- Associated Press - Saturday, May 10, 2014

ANDERSON, S.C. (AP) - Tim Vickery was one proud 15-year-old kid the day that he rode back from Elberton, Ga., sitting atop a 1964 International Farmall tractor.

It was close to 30 years ago now when he made that trip to a dairy farm and bought his first and very own tractor.

“We didn’t have a trailer big enough for it,” Vickery said. “So I drove it all the way home. I was so proud. The tractor still had its work clothes on.”

By “work clothes,” Vickery means that it was not a show tractor. It had been used - for years. When it made it back to Anderson County, to the Vickery family farm, it was used again.

“We never got it completely restored,” Vickery said. “We used it to pull the hay baler.”

For him, his first tractor holds the same respect in his memory as another teen’s first car. And that tractor still has a home on his farm.

That’s the way tractor guys are.

You won’t catch them hauling the large machines to a scrapyard. Not a chance. They might recycle old models for parts. But they will fight to keep them from the trash heap.

“When you boil the pot down, we grew up with tractors,” said Pat Carpenter, another tractor enthusiast. “It is something that gets in your blood. It rips my knickers to see one going to the junkyard.”

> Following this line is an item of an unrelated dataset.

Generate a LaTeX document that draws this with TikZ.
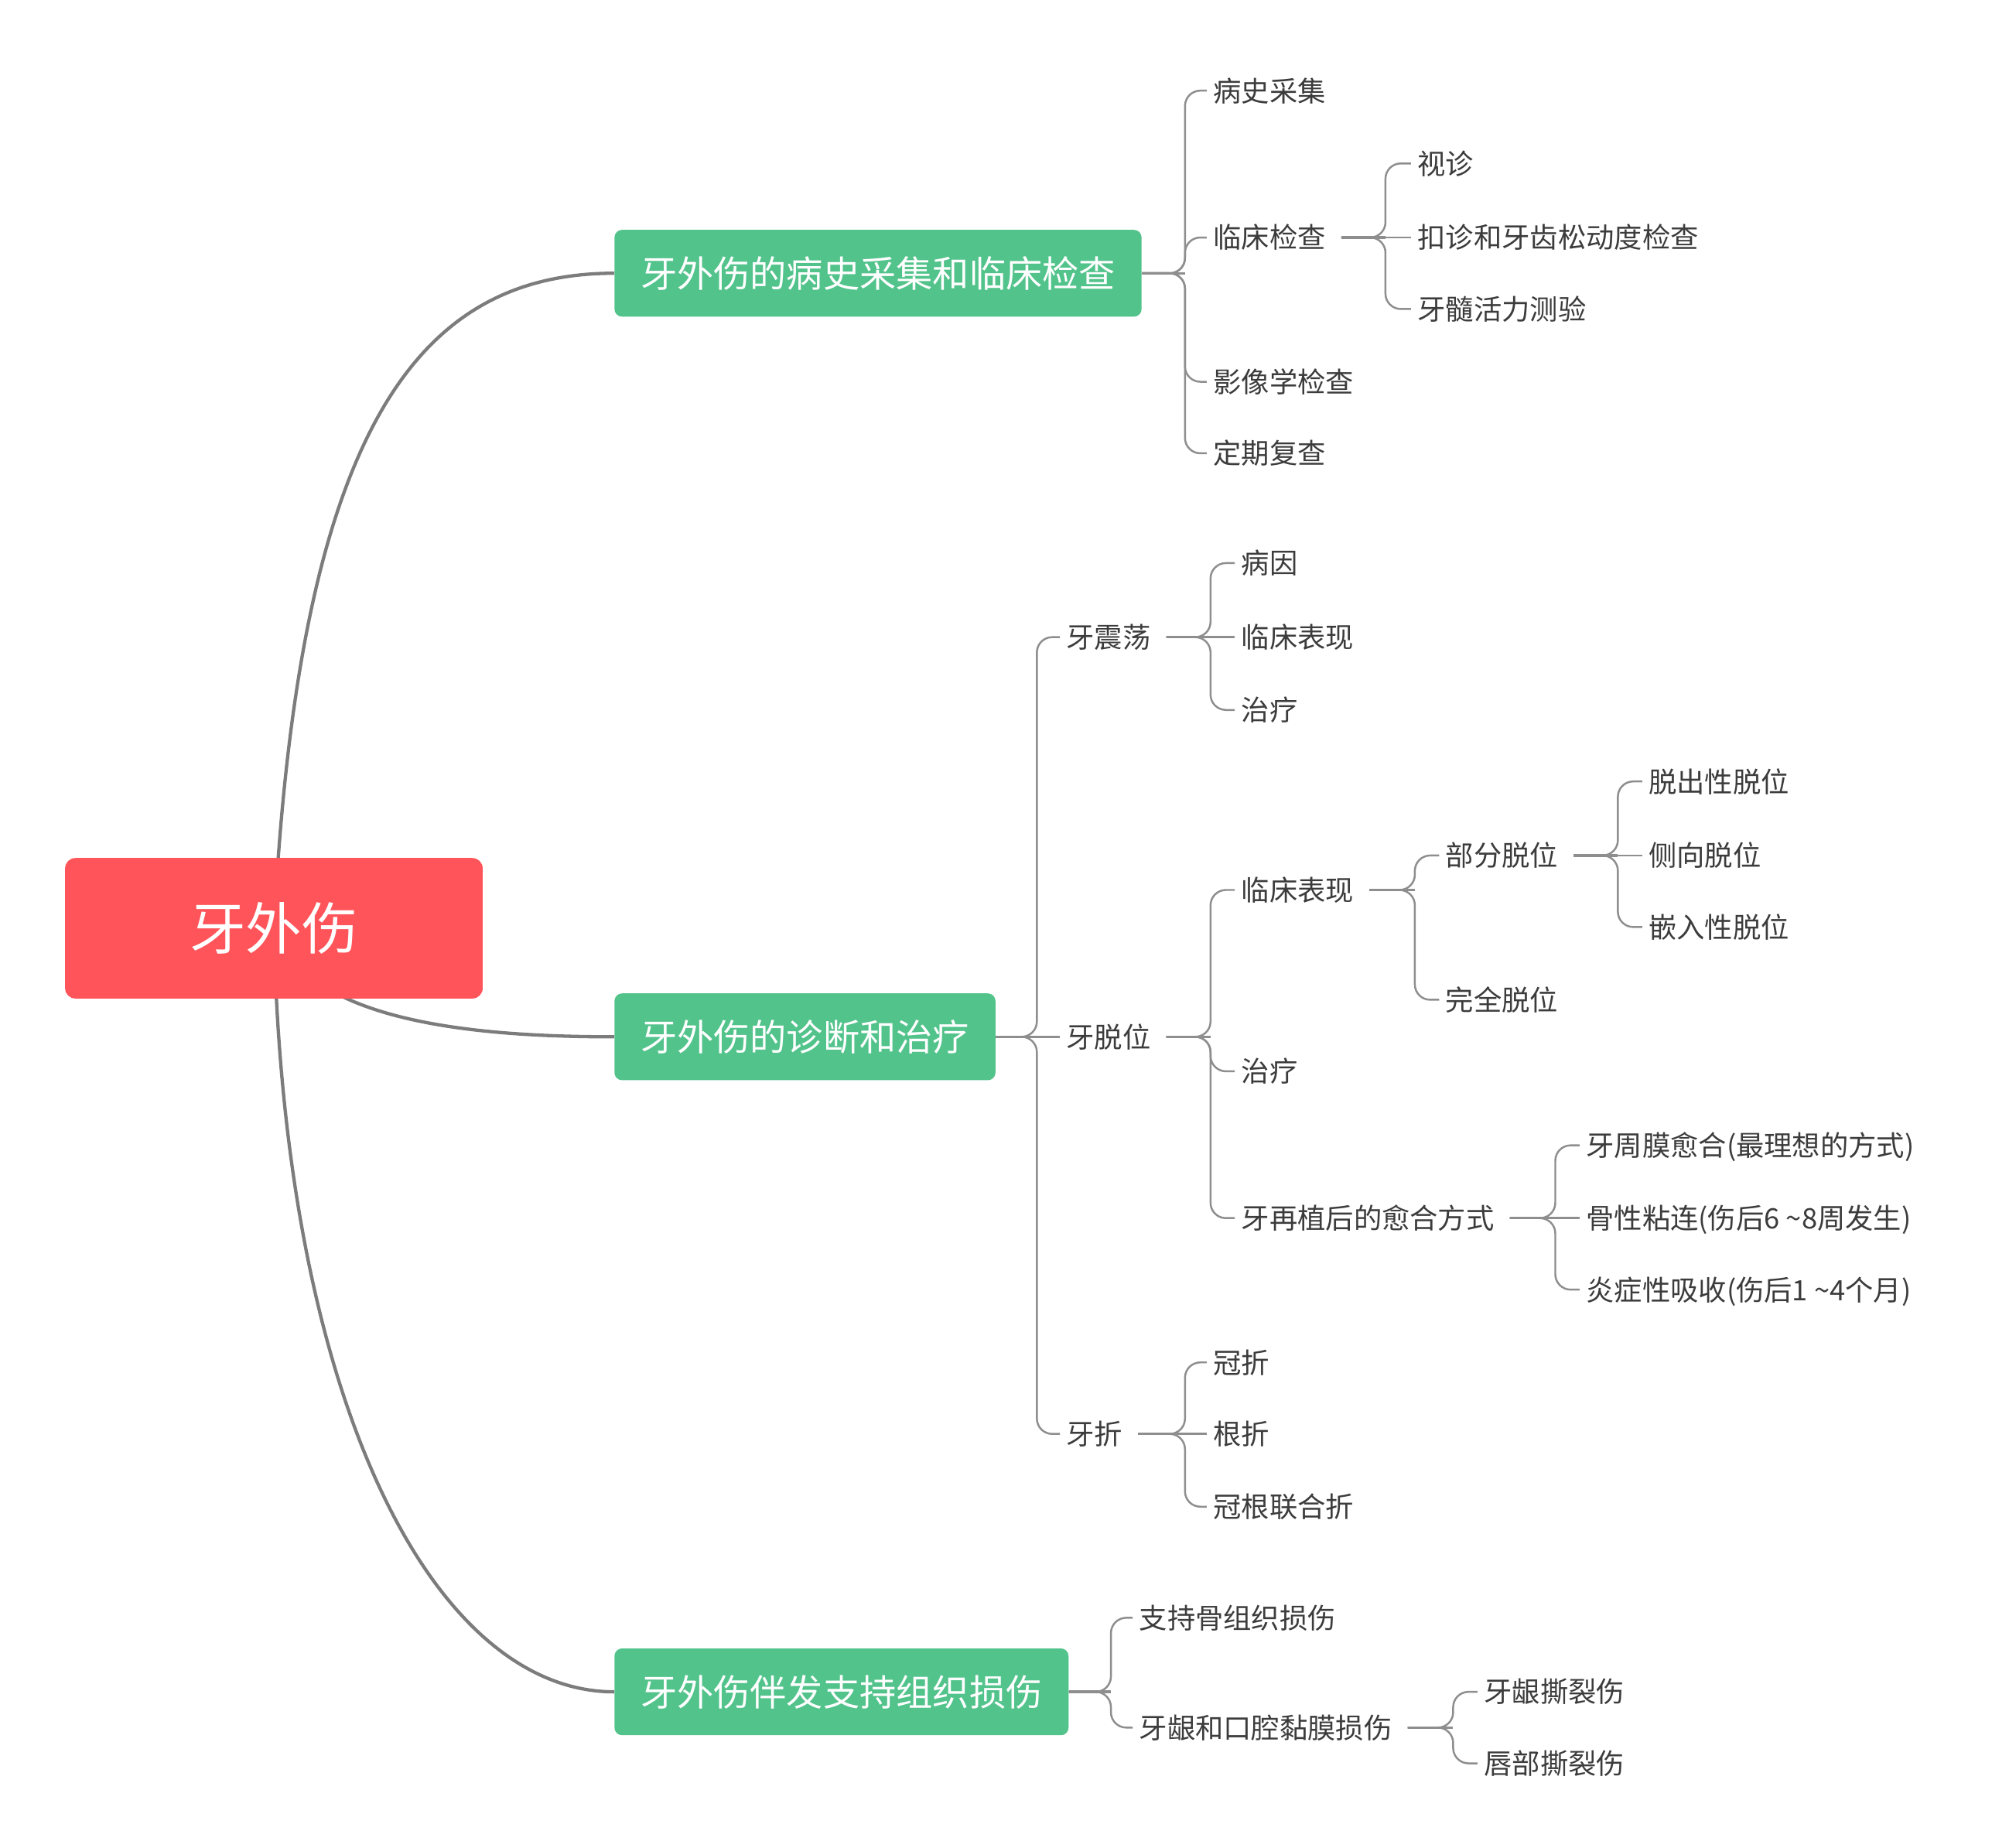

Vickery, Carpenter and Ronnie Mattison were among those who had some of their prized tractors on display at the Anderson County Fair recently. About 15 to 20 tractors were on display inside the Civic Center of Anderson.

About three-fourths of those tractors were from those three men.

For May, June and then a couple of months in the fall, they will travel across the region - and even as far away as Florida and Indiana - to show off their tractors.

“In two weeks, I will go to a show in Hickory, N.C.,” Carpenter said.

When they are not traveling to tractor shows, they are looking for tractors or restoring them. They go hunting for old ones in barns, fields and have found particular models they were looking for, on sale on the Internet.

They do it because they grew up on farms. They love the big machines.

Like the old, rusty 1935 McCormick Deering Super W30 that Pat Carpenter had on display. He found it through an ad. A man in Bismarck, N.D., was selling it. It is the same type and model tractor that Carpenter’s father had when Carpenter was a boy.

Carpenter grew up on a “wore out, old cotton farm” in Cherryville, N.C. His mother and father married in 1933, at the height of the Great Depression. They worked hard for what they had. They never bought on credit and used things until they absolutely fell apart.

“When we got that first bale of cotton done, mama already had that linoleum picked out for the house,” Carpenter said. “She waited until we had the money. Daddy told us to pick it up from the store on the way back from selling that first cotton.”

So now, that McCormick-Deering tractor he has is the one he treasures the most, he said.

It reminds him of his father, of simpler days and of countless days plowing fields.

“I was some proud boy when that thing came rolling up in the driveway,” Carpenter said.

Same thing for Vickery. The tractors he brought to display at the fair have signs in front of them naming the farm that they are from - Spring Valley Farm - and noting that they are there in memory of his father, Gary Vickery.

One of those tractors is a gray and red 1952 Ford BN tractor that is the same make and model of the one that Vickery’s father used on their beef farm.

“I would have dad’s here, except he wore his slap out,” Vickery said. “That Ford BN was the first tractor dad ever owned. It was his favorite tractor, and he bought it when I was just a little boy.”

Vickery is 44 now. He still operates that beef farm. He does not just show tractors. He still uses them, too.

So does Ronnie Mattison. Two of the tractors he had on display at the fair were covered with dirt - not just dust. One of them that he brought, an orange-colored Model G Allis Chalmers, is one he uses to cultivate the ground for his garden.

He brought a small, yellow, slightly rusty 1961 Cub Cadet, Mattison, too. It belongs to his 10-year-old grandson - showing that tractor guys were first tractor boys.

“He started riding when he was 6,” Mattison said. “My son made an extension for the clutch. And he loves it. Tractors and farming is our hobby. Some guys like to golf. We like tractors.”